Most of Ulmer’s students either identified as “new media” or “rhetoric and composition.” I, myself, was too focused on Blake and thought I needed to advertise myself as a literary studies scholar. For me, though, Ulmer’s place between literary and composition studies complicates what I see to be Tara McPherson’s new media focus. To be sure, new media scholars like Manovich and Kittler were both huge figures in my own education and the influence of film and media studies cannot be understated. Still, the foundation of rhetoric and composition in the conversations involving new media in many English Departments like mine also helped to create the institutional infrastructure that many digital humanities scholars use even today.

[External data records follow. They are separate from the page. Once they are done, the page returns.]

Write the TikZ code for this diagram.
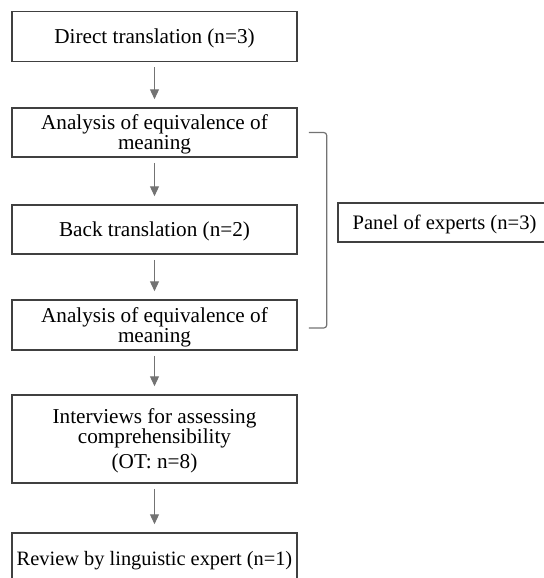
\documentclass[tikz,border=0pt]{standalone}
\usepackage{fontspec}
\setmainfont{Liberation Serif}
\usetikzlibrary{arrows.meta}
\definecolor{boxline}{gray}{0.25}
\definecolor{arrowgray}{gray}{0.45}
\tikzset{
	stage/.style={draw=boxline, line width=0.75pt, minimum width=142.5pt, minimum height=25pt, align=center, inner xsep=0pt, inner ysep=2pt, text depth=0pt, font=\fontsize{10.6}{10}\selectfont},
	flow/.style={draw=arrowgray, line width=0.6pt, -{Triangle[width=4.5pt,length=5pt]}, shorten <=2.5pt, shorten >=4pt},
	bracket/.style={draw=arrowgray, line width=0.6pt, rounded corners=1.5pt}
}
\begin{document}
\begin{tikzpicture}[x=0.5pt, y=-0.5pt]
	% frame 543 x 578 px, y grows downwards
	\useasboundingbox (0,0) rectangle (543,578);
	\node[stage] (direct) at (154.5,36.5) {Direct translation (n=3)};
	\node[stage, minimum height=24.5pt] (equivA) at (154.5,132.5) {Analysis of equivalence of\\meaning};
	\node[stage, minimum height=24.5pt] (back) at (154.5,229.5) {Back translation (n=2)};
	\node[stage] (equivB) at (154.5,325) {Analysis of equivalence of\\meaning};
	\node[stage, minimum height=44pt] (interv) at (154.5,439) {Interviews for assessing\\comprehensibility\\[2.5pt](OT: n=8)};
	\node[stage, font=\fontsize{10.2}{10}\selectfont] (review) at (154.5,558) {Review by linguistic expert (n=1)};
	% experts panel, its box runs off the right edge
	\node[stage, draw=none, minimum width=0pt, font=\fontsize{10.3}{10}\selectfont] (panel) at (444.5,222.5) {Panel of experts (n=3)};
	\draw[boxline, line width=0.75pt] (338,203) rectangle (620,242);
	
	\draw[flow] (direct) -- (equivA);
	\draw[flow] (equivA) -- (back);
	\draw[flow] (back) -- (equivB);
	\draw[flow] (equivB) -- (interv);
	\draw[flow] (interv) -- (review);
	
	\draw[bracket] ([xshift=5.5pt]equivA.east) -- ++(18,0) |- ([xshift=5.5pt,yshift=-1.5pt]equivB.east);
\end{tikzpicture}
\end{document}
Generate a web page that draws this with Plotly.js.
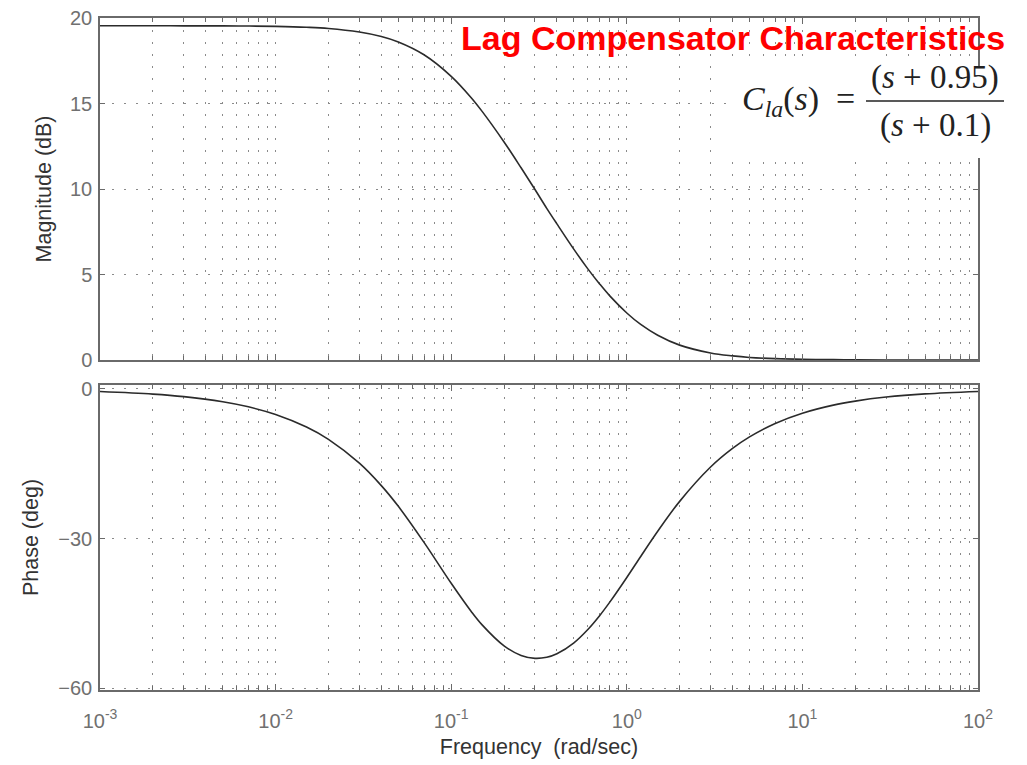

Recognizing these influences, while also adding to and complementing the essential genealogical work begun by McPherson, Earhart, Kirstyn Leuner, and Steven Jones can help invite those colleagues of ours who have understandably felt marginalized by a big tent that presumably doesn’t include them. Likewise, it’s important to underscore that the digital humanities isn’t a field, at least not in any traditional sense. It’s more an assemblage of various interdisciplinary experiments and practices from very different historically-situated institutions.